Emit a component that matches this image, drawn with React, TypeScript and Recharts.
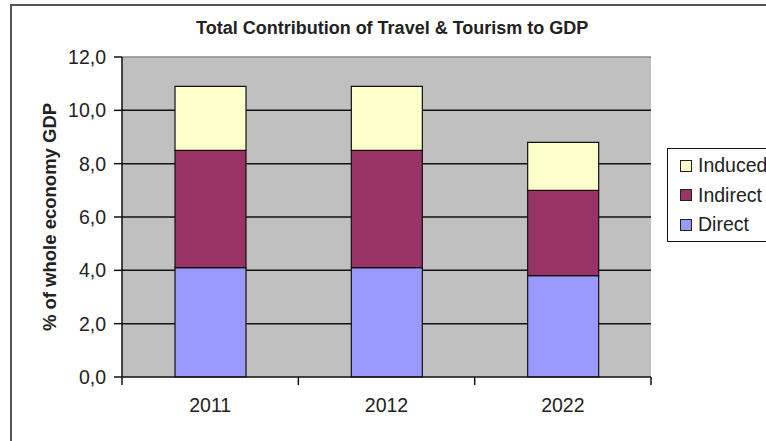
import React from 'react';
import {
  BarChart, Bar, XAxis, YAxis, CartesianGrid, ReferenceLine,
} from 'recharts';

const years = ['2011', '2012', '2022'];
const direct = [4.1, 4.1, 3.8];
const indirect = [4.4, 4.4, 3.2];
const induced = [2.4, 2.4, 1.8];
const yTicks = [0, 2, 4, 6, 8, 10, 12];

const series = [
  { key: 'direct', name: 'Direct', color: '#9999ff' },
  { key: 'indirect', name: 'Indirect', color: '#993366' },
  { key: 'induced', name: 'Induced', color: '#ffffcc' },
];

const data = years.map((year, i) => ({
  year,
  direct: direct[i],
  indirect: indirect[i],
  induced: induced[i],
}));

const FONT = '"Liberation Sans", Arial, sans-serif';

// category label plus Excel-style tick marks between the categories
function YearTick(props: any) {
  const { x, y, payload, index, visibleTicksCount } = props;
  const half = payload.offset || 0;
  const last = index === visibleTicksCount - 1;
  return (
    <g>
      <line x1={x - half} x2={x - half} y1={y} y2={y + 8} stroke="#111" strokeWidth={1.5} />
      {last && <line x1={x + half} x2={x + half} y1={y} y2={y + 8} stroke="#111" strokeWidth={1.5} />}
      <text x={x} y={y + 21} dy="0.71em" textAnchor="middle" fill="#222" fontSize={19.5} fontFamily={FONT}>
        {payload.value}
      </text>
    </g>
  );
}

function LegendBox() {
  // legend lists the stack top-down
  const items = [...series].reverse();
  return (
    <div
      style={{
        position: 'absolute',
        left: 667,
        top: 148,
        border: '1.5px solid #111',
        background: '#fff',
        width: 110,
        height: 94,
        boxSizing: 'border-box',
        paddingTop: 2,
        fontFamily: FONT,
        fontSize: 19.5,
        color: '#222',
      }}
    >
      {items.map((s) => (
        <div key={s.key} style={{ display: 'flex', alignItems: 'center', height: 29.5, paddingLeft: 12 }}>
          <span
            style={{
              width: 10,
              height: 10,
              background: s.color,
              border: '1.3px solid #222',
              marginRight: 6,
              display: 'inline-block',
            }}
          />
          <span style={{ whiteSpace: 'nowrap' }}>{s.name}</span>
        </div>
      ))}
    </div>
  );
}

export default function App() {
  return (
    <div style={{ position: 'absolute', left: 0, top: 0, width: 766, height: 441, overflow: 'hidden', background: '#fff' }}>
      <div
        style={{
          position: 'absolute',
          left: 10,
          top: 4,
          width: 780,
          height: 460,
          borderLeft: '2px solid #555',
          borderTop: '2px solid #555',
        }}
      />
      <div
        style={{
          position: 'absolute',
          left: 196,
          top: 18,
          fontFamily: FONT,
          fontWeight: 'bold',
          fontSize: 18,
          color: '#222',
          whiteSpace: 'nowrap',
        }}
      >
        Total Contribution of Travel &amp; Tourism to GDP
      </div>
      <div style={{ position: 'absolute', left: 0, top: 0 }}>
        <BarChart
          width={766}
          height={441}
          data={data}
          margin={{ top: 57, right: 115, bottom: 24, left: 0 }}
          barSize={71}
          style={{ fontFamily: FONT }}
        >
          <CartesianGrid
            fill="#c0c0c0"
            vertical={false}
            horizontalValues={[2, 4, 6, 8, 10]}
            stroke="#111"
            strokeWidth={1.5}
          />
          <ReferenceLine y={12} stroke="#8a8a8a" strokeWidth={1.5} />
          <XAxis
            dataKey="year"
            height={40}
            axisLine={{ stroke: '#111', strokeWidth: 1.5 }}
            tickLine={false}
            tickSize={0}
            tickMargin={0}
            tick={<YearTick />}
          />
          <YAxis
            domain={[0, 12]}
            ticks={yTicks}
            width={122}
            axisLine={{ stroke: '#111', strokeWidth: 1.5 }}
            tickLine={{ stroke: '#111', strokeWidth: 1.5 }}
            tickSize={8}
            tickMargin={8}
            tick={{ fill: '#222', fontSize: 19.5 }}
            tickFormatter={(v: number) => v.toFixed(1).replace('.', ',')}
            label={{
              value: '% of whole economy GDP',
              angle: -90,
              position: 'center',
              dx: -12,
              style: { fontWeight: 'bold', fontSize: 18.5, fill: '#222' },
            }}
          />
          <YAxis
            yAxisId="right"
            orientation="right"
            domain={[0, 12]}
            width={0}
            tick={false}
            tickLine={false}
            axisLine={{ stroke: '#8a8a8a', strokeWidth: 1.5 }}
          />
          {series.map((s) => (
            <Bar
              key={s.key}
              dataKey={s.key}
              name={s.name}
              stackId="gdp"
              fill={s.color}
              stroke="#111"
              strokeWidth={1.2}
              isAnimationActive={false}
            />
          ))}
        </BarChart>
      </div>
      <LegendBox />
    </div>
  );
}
━━━━━━
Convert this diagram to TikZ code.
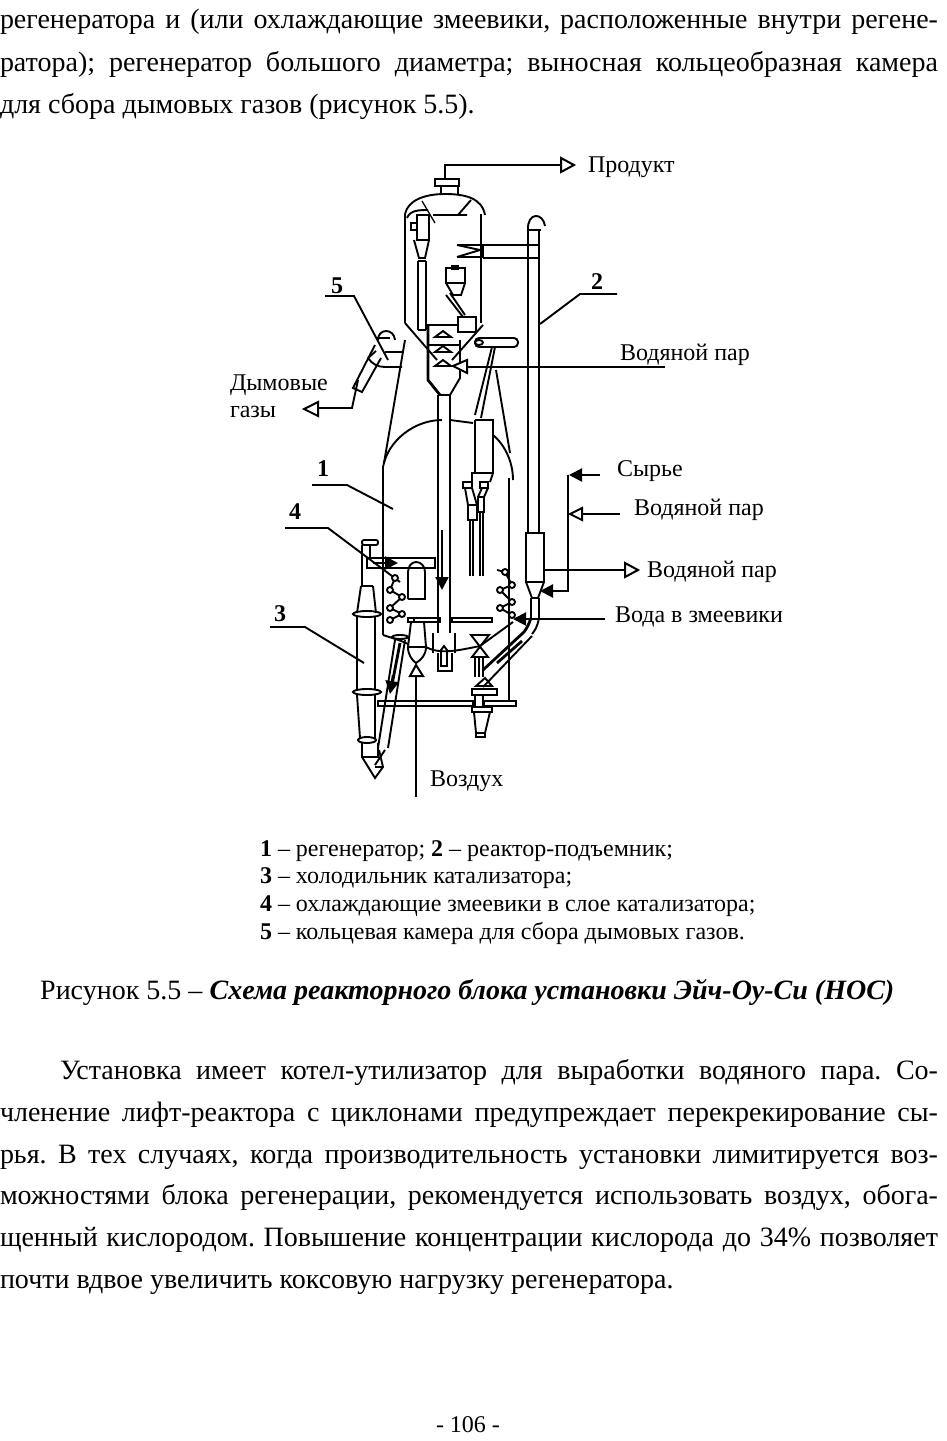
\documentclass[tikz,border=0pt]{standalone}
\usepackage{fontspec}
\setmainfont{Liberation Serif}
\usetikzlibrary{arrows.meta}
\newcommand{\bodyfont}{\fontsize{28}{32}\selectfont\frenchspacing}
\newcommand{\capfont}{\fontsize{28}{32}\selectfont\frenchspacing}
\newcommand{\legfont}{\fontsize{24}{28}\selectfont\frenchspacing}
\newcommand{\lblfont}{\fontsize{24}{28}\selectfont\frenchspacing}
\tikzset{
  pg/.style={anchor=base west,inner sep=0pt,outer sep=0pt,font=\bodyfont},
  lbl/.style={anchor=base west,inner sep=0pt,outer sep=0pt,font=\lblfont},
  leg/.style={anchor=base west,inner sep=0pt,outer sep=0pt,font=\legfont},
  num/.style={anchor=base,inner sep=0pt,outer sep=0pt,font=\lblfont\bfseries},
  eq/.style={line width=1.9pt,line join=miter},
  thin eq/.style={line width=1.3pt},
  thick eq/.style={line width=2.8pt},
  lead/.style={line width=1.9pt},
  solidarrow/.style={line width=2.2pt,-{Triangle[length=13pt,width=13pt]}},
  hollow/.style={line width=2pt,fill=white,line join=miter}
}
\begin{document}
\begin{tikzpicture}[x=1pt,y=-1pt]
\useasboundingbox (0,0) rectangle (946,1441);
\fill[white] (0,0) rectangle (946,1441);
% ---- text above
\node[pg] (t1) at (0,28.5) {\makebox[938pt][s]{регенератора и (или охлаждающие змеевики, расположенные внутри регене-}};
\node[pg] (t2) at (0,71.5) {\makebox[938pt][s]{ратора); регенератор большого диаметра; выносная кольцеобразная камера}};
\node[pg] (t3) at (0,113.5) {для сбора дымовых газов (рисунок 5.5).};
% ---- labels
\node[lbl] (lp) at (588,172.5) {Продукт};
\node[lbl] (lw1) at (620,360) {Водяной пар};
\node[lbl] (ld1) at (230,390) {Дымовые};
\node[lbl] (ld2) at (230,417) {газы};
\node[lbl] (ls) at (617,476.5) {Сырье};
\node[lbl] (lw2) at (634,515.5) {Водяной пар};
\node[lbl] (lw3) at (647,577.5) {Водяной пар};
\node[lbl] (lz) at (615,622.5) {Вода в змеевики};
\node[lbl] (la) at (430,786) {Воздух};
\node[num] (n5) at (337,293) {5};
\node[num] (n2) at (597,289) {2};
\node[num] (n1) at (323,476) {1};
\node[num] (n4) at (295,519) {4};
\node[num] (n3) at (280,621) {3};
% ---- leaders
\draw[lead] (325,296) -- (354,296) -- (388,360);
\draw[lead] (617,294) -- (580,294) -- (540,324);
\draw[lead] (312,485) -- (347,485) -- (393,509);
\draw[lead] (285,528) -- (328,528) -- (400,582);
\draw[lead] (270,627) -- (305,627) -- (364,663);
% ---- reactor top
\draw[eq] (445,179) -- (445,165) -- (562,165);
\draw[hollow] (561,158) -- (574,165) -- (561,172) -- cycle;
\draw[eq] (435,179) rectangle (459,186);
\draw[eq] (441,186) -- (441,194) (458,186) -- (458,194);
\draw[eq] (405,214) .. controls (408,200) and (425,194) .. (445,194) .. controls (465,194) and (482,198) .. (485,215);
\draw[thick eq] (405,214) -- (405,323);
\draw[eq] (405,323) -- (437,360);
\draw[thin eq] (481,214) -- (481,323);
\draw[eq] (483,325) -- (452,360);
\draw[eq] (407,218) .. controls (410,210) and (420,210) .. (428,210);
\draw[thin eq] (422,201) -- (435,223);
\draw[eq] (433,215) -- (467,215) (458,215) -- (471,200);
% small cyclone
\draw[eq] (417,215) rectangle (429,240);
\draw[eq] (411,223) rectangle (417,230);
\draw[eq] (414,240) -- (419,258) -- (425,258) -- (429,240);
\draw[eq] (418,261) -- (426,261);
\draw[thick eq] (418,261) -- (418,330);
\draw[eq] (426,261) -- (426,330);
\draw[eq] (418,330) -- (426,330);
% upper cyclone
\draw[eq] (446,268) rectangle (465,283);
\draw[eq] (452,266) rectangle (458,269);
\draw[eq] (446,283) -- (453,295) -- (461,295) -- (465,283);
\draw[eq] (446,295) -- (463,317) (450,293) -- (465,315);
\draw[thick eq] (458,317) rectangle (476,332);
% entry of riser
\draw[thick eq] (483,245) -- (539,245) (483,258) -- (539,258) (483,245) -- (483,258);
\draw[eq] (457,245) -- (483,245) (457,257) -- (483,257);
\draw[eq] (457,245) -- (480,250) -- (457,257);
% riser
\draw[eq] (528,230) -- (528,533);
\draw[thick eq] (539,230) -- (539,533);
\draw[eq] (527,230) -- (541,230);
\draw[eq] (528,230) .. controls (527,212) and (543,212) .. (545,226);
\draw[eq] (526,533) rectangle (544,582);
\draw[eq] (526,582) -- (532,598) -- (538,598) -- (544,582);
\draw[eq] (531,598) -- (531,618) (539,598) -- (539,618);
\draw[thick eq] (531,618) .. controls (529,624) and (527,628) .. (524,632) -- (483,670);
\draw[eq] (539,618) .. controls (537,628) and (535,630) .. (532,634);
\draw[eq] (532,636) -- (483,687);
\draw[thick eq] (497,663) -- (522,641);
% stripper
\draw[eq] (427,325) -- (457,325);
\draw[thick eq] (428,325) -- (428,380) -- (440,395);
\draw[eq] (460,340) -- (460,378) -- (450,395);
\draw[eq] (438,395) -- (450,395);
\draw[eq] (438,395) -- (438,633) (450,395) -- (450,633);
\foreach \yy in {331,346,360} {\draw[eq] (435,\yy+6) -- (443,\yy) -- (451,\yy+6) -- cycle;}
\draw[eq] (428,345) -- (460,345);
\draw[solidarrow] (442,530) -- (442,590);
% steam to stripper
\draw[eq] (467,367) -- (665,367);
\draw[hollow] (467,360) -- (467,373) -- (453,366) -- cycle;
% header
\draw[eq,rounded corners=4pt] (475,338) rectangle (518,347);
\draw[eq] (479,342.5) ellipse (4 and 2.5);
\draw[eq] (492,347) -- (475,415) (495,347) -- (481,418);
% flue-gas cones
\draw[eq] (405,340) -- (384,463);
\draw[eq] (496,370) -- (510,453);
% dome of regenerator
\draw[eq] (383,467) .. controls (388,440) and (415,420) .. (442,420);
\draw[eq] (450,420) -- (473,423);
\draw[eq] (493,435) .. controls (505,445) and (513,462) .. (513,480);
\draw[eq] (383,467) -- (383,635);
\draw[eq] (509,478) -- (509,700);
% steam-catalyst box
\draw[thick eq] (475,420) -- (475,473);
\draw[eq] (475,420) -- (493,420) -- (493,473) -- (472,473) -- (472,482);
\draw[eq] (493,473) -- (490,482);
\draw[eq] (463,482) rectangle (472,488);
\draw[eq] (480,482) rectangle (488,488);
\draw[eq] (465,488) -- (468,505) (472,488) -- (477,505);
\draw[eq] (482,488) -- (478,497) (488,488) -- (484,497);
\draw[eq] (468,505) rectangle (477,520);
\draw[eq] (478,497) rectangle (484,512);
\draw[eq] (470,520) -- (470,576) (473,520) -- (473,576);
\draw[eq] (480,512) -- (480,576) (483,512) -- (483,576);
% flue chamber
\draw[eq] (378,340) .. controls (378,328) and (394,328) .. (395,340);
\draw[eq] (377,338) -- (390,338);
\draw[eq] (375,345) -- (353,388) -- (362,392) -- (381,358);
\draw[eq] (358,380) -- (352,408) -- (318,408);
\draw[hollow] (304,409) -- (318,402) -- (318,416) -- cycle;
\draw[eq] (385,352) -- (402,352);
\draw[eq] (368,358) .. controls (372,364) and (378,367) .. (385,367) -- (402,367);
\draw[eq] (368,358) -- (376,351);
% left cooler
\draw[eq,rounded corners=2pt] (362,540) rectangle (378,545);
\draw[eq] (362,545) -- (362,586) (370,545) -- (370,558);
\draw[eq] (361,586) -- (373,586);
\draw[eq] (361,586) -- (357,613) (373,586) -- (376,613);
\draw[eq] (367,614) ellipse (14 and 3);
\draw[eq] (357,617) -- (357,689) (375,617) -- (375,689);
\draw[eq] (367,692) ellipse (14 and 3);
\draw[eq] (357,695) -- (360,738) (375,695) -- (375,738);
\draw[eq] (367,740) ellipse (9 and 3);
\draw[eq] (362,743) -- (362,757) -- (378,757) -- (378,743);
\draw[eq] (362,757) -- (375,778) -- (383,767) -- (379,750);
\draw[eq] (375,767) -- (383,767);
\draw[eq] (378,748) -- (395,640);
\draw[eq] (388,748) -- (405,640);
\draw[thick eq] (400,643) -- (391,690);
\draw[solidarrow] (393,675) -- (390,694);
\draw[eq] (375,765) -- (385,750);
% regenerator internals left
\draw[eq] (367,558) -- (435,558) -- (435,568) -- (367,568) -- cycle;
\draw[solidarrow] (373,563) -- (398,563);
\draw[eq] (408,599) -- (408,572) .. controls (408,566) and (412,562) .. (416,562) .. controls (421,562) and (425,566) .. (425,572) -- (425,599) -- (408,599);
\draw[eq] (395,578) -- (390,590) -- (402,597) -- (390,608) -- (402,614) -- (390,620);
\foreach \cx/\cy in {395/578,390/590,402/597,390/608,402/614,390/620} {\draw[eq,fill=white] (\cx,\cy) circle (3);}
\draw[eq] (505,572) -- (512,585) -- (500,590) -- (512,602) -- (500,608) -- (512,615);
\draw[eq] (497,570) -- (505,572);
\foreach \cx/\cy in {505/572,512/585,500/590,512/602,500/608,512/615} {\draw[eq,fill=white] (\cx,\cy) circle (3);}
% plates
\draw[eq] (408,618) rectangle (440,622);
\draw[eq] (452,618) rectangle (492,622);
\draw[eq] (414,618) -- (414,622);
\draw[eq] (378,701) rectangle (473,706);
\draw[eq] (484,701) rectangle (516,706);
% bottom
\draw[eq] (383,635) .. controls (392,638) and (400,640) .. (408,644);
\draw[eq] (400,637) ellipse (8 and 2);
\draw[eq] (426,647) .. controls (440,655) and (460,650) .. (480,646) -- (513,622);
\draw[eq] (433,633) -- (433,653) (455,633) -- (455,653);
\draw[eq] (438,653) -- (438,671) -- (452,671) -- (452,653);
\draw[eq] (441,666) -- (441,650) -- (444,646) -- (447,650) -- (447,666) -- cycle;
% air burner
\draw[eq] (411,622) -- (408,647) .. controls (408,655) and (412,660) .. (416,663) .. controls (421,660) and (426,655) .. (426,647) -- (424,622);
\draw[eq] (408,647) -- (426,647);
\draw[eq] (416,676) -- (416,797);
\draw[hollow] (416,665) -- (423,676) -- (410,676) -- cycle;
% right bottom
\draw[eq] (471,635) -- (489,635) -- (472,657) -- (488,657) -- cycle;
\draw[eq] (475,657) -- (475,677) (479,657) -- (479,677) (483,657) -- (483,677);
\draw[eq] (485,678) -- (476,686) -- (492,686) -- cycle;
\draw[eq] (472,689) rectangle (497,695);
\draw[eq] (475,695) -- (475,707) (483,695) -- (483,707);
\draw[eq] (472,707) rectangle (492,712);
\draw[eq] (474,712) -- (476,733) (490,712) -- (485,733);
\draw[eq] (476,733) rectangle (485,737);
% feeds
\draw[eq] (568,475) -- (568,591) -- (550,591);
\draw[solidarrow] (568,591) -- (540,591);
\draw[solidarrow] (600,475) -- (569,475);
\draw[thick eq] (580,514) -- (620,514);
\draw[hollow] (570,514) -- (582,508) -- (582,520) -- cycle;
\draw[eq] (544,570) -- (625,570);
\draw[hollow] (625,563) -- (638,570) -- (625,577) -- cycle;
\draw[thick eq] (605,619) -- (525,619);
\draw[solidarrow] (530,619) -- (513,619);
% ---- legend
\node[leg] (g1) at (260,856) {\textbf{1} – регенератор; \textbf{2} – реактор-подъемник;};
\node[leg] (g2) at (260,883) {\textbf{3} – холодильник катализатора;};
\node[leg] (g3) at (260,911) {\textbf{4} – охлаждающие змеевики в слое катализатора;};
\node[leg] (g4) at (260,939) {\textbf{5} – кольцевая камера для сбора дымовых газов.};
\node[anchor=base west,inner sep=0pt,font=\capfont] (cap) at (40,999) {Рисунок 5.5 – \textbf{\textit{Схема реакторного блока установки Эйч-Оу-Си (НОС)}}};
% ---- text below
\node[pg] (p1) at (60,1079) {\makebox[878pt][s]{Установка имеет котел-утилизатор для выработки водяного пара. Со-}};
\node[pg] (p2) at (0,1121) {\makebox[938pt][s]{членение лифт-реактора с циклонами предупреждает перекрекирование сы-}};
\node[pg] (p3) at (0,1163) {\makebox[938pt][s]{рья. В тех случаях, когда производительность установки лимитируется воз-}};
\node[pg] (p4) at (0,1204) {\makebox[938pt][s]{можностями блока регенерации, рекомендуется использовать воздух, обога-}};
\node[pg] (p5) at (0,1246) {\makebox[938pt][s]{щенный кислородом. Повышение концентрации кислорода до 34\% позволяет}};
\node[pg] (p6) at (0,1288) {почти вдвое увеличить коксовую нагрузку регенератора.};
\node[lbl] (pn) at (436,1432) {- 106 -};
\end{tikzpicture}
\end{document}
━━━━━━
**The task:**
Go over the entries above and say how many lines hold the string "this", with no other text.

**Finished answer:**
2